Some people in the face of danger fall apart. They cry. They grovel. They scurry. They hide.

When faced with a school shooter clutching an AK-47 at Decatur's Ronald E. McNair Discovery Learning Academy one late summer morning in 2013, Antoinette Tuff did none of those things.

Instead, channeling her faith in God, she talked down Michael Hill, convincing him to surrender himself to the authorities with no fatalities, protecting a school of 880 students and faculty.

That incredible story is chronicled in Lifetime's Saturday night film "Faith Under Fire" with legendary R&B singer and occasional actress Toni Braxton playing the tough-as-nails Tuff. Dallas pastor T.D. Jakes had a hand in executive producing the movie.

Source material was plentiful. There were news accounts, interviews with Tuff, her autobiography and gripping 911 tapes. Unbeknownst to the shooter, she stayed on the line with 911 while spilling her guts about her own life, which included a painful divorce and a near suicide attempt on her own part. Her empathy for the mentally ill Hill, with some Scripture thrown in, helped keep everyone safe.

Related: What happened to the Georgia school gunman

"The shooter needed love, not to mention he was off his meds," said Derrick Williams, an executive producer who has also worked on films such as "Sparkle" and "Miracles From Heaven." "Through her loving him in that moment, that's what turned things around."

School shootings are sadly common place nowadays in the United States but in this case, "it gave us a happy ending we needed."

Braxton, who has worked with Lifetime before on a couple of other films including her biopic, said this was by far her most challenging role she has played to date. "It was a deliciously chewy role," she said. "I came in prepared. I had all my lines ready. Then I arrived and they had 50 pages of rewrites!"

Tuff, at a screening of the film at the Rich Auditorium at the Woodruff Arts Center last Saturday, said she was thrilled to "have a hometown hero to portray me. If you wanted someone to play you, she's the perfect example!"

Braxton met Tuff on set and tried her best to embody Tuff's steadfastness, her calm demeanor. Williams said he told Braxton: "Get ready. Your acting career is just about to take off."

"She was really able to capture those emotional moments, the sad moments, the humorous ones," Williams said.

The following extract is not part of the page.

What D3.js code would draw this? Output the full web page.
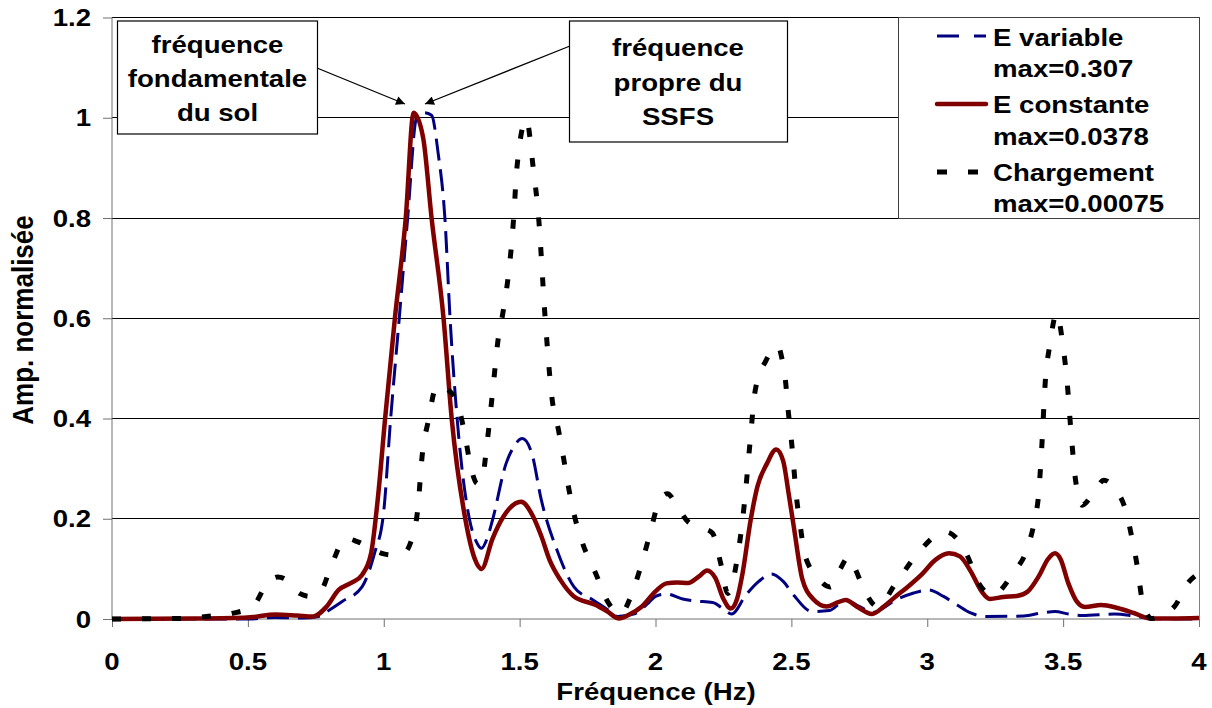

Braxton gained 17 pounds, wore minimal makeup and donned dreads so she was barely recognizable as the singer known for 1990s classics such as "Un-Break My Heart" and "Breathe Again."

"I submerged myself into it," she said. "I wanted to make sure people didn't see Toni Braxton the singer. The aesthetics were important."

Braxton spent most of the film alone with actor Trevor Morgan ("The Sixth Sense"), who instilled Hill with initial menace and intensity that over time transformed into sadness and vulnerability. "He is such a seasoned actor," she said. "He taught me so much."

For Tuff, being on set "gave me chills. You see your life unfold and it takes you back to the moment." She said the 2013 near-death experience led her to start a nonprofit, Kids on the Move for Success, which provides scholarships to kids in need and mentors children in that very same school.

The film was shot last summer in Pittsburgh because it was easier for them to find film crew members there than Atlanta. But Braxton, citing a "My Cousin Vinny" line, said the film still captured Atlanta "dead-on balls accurate."